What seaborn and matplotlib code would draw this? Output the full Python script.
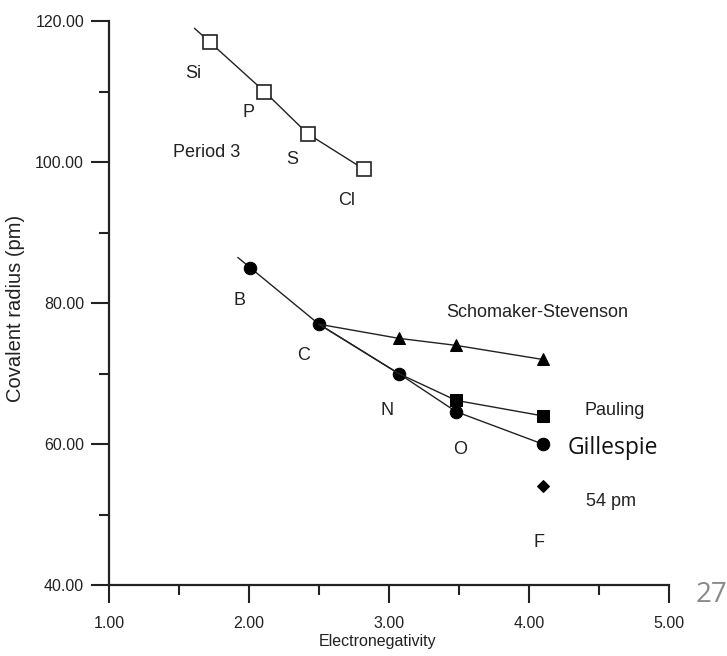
import numpy as np
import matplotlib.pyplot as plt
import seaborn as sns
from matplotlib.ticker import MultipleLocator, FormatStrFormatter

# period 3 (open squares)
p3_labels = ['Si', 'P', 'S', 'Cl']
p3_en = [1.72, 2.11, 2.42, 2.82]
p3_r = [117, 110, 104, 99]

# period 2, Gillespie radii (filled circles)
p2_labels = ['B', 'C', 'N', 'O', 'F']
p2_en = [2.01, 2.50, 3.07, 3.48, 4.10]
gillespie_r = [85, 77, 70, 64.6, 60]

# Pauling radii for C..F (N shared with Gillespie curve)
pauling_en = [2.50, 3.07, 3.48, 4.10]
pauling_r = [77, 70, 66.2, 64]

# Schomaker-Stevenson radii for C..F
ss_en = [2.50, 3.07, 3.48, 4.10]
ss_r = [77, 75, 74, 72]

# single 54 pm point for F
f54_en = [4.10]
f54_r = [54]


def lead_in(x, y, dx=0.1):
    # short extension of the line before the first point, along the first segment
    slope = (y[1] - y[0]) / (x[1] - x[0])
    return [x[0] - dx] + list(x), [y[0] - slope * dx] + list(y)


sns.set_style('ticks')
plt.rcParams['font.family'] = ['Liberation Sans', 'DejaVu Sans']

fig = plt.figure(figsize=(7.27, 6.56), dpi=100)
ax = fig.add_axes([0.150, 0.108, 0.770, 0.860])

line_kw = dict(color='#222222', linewidth=1.0, sort=False, estimator=None, ax=ax, legend=False)

x3, y3 = lead_in(p3_en, p3_r, 0.11)
sns.lineplot(x=x3, y=y3, **line_kw)
sns.lineplot(x=p3_en, y=p3_r, marker='s', markersize=10, markerfacecolor='white',
             markeredgecolor='#222222', markeredgewidth=1.2, linestyle='none', **line_kw)

x2, y2 = lead_in(p2_en, gillespie_r, 0.09)
sns.lineplot(x=x2, y=y2, **line_kw)
sns.lineplot(x=p2_en, y=gillespie_r, marker='o', markersize=9, markerfacecolor='black',
             markeredgecolor='black', linestyle='none', **line_kw)

sns.lineplot(x=pauling_en, y=pauling_r, **line_kw)
sns.lineplot(x=pauling_en[2:], y=pauling_r[2:], marker='s', markersize=9,
             markerfacecolor='black', markeredgecolor='black', linestyle='none', **line_kw)

sns.lineplot(x=ss_en, y=ss_r, **line_kw)
sns.lineplot(x=ss_en[1:], y=ss_r[1:], marker='^', markersize=8,
             markerfacecolor='black', markeredgecolor='black', linestyle='none', **line_kw)

sns.lineplot(x=f54_en, y=f54_r, marker='D', markersize=6, markerfacecolor='black',
             markeredgecolor='black', linestyle='none', **line_kw)

# element labels
lab_kw = dict(fontsize=13, color='#222222', ha='center', va='center')
p3_pos = [(1.60, 112.6), (2.00, 107.0), (2.31, 100.4), (2.70, 94.5)]
for lab, (x, y) in zip(p3_labels, p3_pos):
    ax.text(x, y, lab, **lab_kw)
p2_pos = [(1.93, 80.3), (2.39, 72.6), (2.99, 64.8), (3.51, 59.3), (4.07, 46.1)]
for lab, (x, y) in zip(p2_labels, p2_pos):
    ax.text(x, y, lab, **lab_kw)

ax.text(1.70, 101.3, 'Period 3', **lab_kw)
ax.text(4.06, 78.6, 'Schomaker-Stevenson', **lab_kw)
ax.text(4.61, 64.7, 'Pauling', **lab_kw)
ax.text(4.60, 59.5, 'Gillespie', fontsize=16.5, color='#111111', ha='center', va='center',
        family=['Open Sans', 'DejaVu Sans'])
ax.text(4.59, 51.9, '54 pm', **lab_kw)

ax.set_xlim(1, 5)
ax.set_ylim(40, 120)
ax.xaxis.set_major_locator(MultipleLocator(1))
ax.xaxis.set_minor_locator(MultipleLocator(0.5))
ax.yaxis.set_major_locator(MultipleLocator(20))
ax.yaxis.set_minor_locator(MultipleLocator(10))
ax.xaxis.set_major_formatter(FormatStrFormatter('%.2f'))
ax.yaxis.set_major_formatter(FormatStrFormatter('%.2f'))
ax.tick_params(which='major', length=13, width=1.5, labelsize=11.5, colors='#222222')
ax.tick_params(which='minor', length=7, width=1.5, colors='#222222')
ax.tick_params(axis='x', which='major', pad=9)
ax.tick_params(axis='y', which='major', pad=5)
sns.despine(ax=ax)
for side in ['left', 'bottom']:
    ax.spines[side].set_linewidth(1.6)
    ax.spines[side].set_color('#222222')

ax.set_xlabel('Electronegativity', fontsize=11.5, color='#222222')
ax.set_ylabel('Covalent radius (pm)', fontsize=14.5, color='#222222')
ax.xaxis.set_label_coords(0.48, -0.087)
ax.yaxis.set_label_coords(-0.151, 0.49)

# slide page number
fig.text(0.979, 0.093, '27', fontsize=20, color='#8a8a8a', ha='center', va='center',
         family=['Open Sans', 'DejaVu Sans'])

fig.savefig('out.png', dpi=100)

|---|

__EXERCISE GOAL__
Write out, word for word, the lines from the start of the data through the one holding "p3_r = [117, 110, 104, 99]". Omit pictures.

__COMPLETE ANSWER__
What seaborn and matplotlib code would draw this? Output the full Python script.
import numpy as np
import matplotlib.pyplot as plt
import seaborn as sns
from matplotlib.ticker import MultipleLocator, FormatStrFormatter

# period 3 (open squares)
p3_labels = ['Si', 'P', 'S', 'Cl']
p3_en = [1.72, 2.11, 2.42, 2.82]
p3_r = [117, 110, 104, 99]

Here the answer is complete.